We will leave with a discussion of the potential implications of an advertising giant controlling the sensitive health care information of a large number of individuals for another time.
What They Said
Lux recently attended BIOMEDevice Boston 2015 and the Wireless Medical Devices breakout session. During a panel titled “Product Development Opportunities for a Highly Regulated Environment,” panelist Rick Hampton, Wireless Communications Manager for Partners Healthcare, expressed his generally cautionary approach to wireless device integration at the major Massachusetts healthcare provider. Hampton said, “We treat every wirelessly connected device as a potential vulnerability in the hospital, so every device must use the WPA2-PSK certification protocol and unique 24-bit security keys.” He went on to add that medical device companies should avoid adding wireless communications on devices that do not require them, such as large, stationary equipment. Furthermore, when asked about his openness to iPhone and other smartphone-based medical devices, Rick said that Partners would need to individually encrypt each device and not allow any outside server connection.
What We Think
The sentiment shared above should not surprise those developing novel technologies for medical environments.

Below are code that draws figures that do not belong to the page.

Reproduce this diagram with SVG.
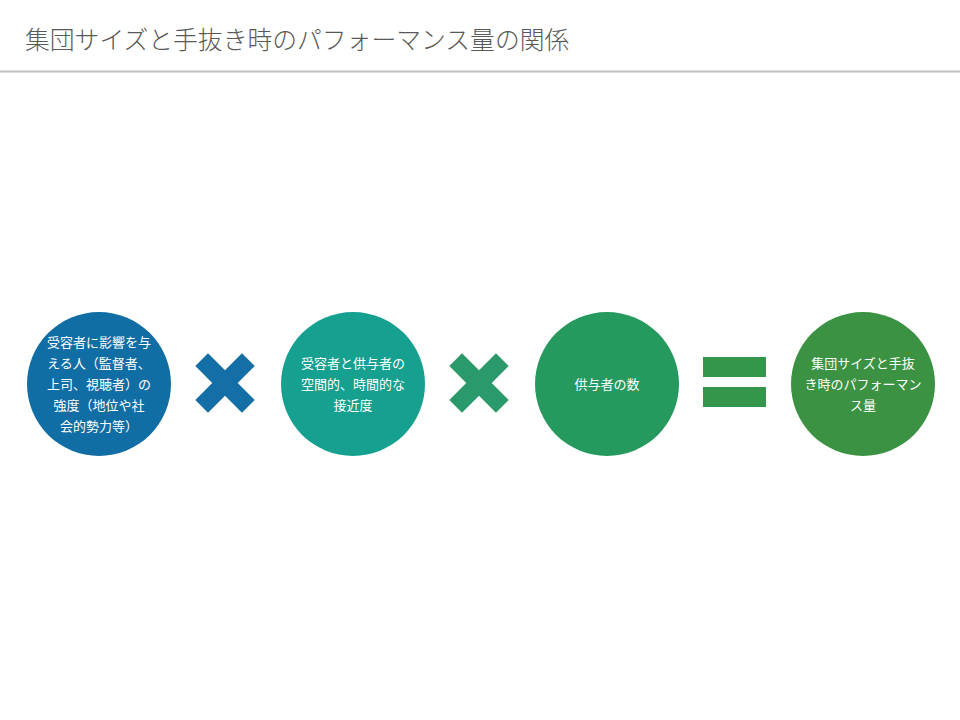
<svg xmlns="http://www.w3.org/2000/svg" width="960" height="720" viewBox="0 0 960 720">
<style>
.title{font-family:"Noto Sans CJK JP","Liberation Sans",sans-serif;font-size:24.8px;font-weight:300;fill:#595959}
.lbl{font-family:"Noto Sans CJK JP","Liberation Sans",sans-serif;font-size:13px;fill:#ffffff;text-anchor:middle}
</style>
<rect width="960" height="720" fill="#ffffff"/>
<text class="title" x="25" y="49">集団サイズと手抜き時のパフォーマンス量の関係</text>
<line x1="0" y1="71.5" x2="960" y2="71.5" stroke="#bfbfbf" stroke-width="2"/>
<g id="connectors">
  <g id="times1" fill="#136fa5" transform="translate(225,383) rotate(45)">
    <rect x="-33" y="-9" width="66" height="18"/>
    <rect x="-9" y="-33" width="18" height="66"/>
  </g>
  <g id="times2" fill="#2a9a6c" transform="translate(479,383) rotate(45)">
    <rect x="-33" y="-9" width="66" height="18"/>
    <rect x="-9" y="-33" width="18" height="66"/>
  </g>
  <g id="equals" fill="#35954a">
    <rect x="703" y="357" width="63" height="20"/>
    <rect x="703" y="387" width="63" height="20"/>
  </g>
</g>
<g id="node1">
  <circle cx="99" cy="384" r="72" fill="#106ea4"/>
  <text class="lbl" x="99" y="347">受容者に影響を与</text>
  <text class="lbl" x="99" y="368">える人（監督者、</text>
  <text class="lbl" x="99" y="389">上司、視聴者）の</text>
  <text class="lbl" x="99" y="410">強度（地位や社</text>
  <text class="lbl" x="99" y="431">会的勢力等）</text>
</g>
<g id="node2">
  <circle cx="353" cy="384" r="72" fill="#15a08f"/>
  <text class="lbl" x="353" y="368">受容者と供与者の</text>
  <text class="lbl" x="353" y="389">空間的、時間的な</text>
  <text class="lbl" x="353" y="410">接近度</text>
</g>
<g id="node3">
  <circle cx="607" cy="384" r="72" fill="#25995e"/>
  <text class="lbl" x="607" y="389">供与者の数</text>
</g>
<g id="node4">
  <circle cx="863" cy="384" r="72" fill="#3a9242"/>
  <text class="lbl" x="863" y="368">集団サイズと手抜</text>
  <text class="lbl" x="863" y="389">き時のパフォーマン</text>
  <text class="lbl" x="863" y="410">ス量</text>
</g>
</svg>
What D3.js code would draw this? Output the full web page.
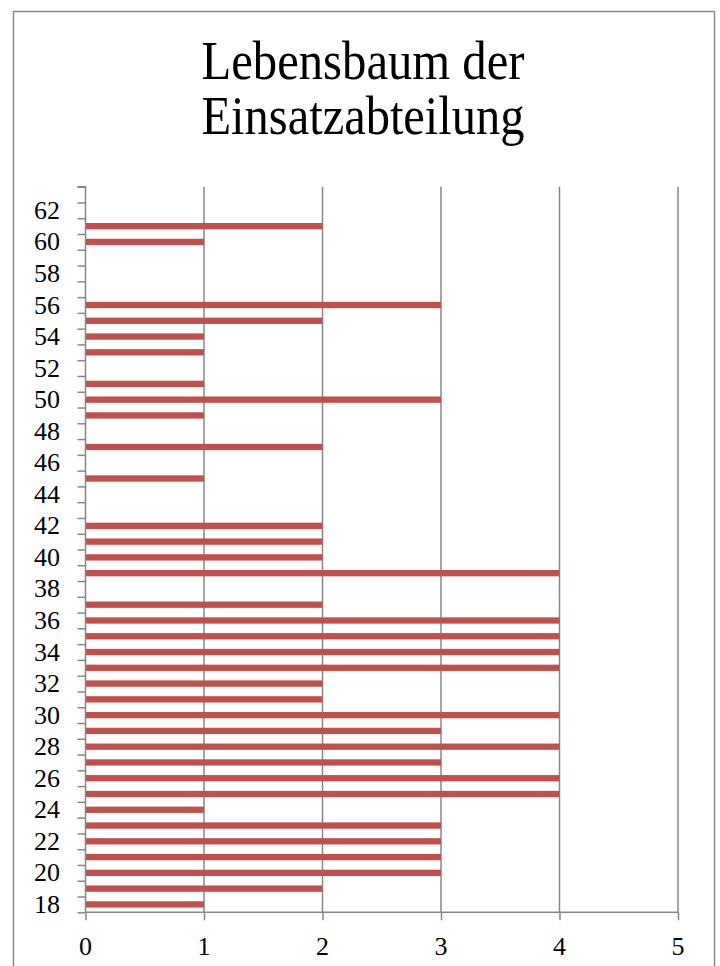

Healthcare providers are notoriously conservative when faced with technology that could compromise their patients’ health or privacy, and rightfully so for moral and regulatory reasons. More importantly, Hampton’s emphasis on acting as a gatekeeper for wireless devices, only allowing those deemed necessary and safe from tampering to connect to the hospital’s wireless network, presents a major barrier to adoption for wirelessly connected medical devices on the whole. Such a policy would seriously damper the potential value of any smartphone-based devices for hospitals. However, those developing wirelessly connected medical devices should look increasingly to the home and less stringent clinical environments, such as doctor’s offices and long-term care facilities, as the major avenue for adopting their products. As healthcare providers and patients increasingly focus on preventive care models, general technology adoption will grow much faster in non-hospital settings, presenting a relatively open and potentially more lucrative market going forward. Those focused on wirelessly connected devices should accept that the barriers to adoption make the hospital market a relatively risky proposition compared to less-centralized care markets, despite the latter’s relative immaturity.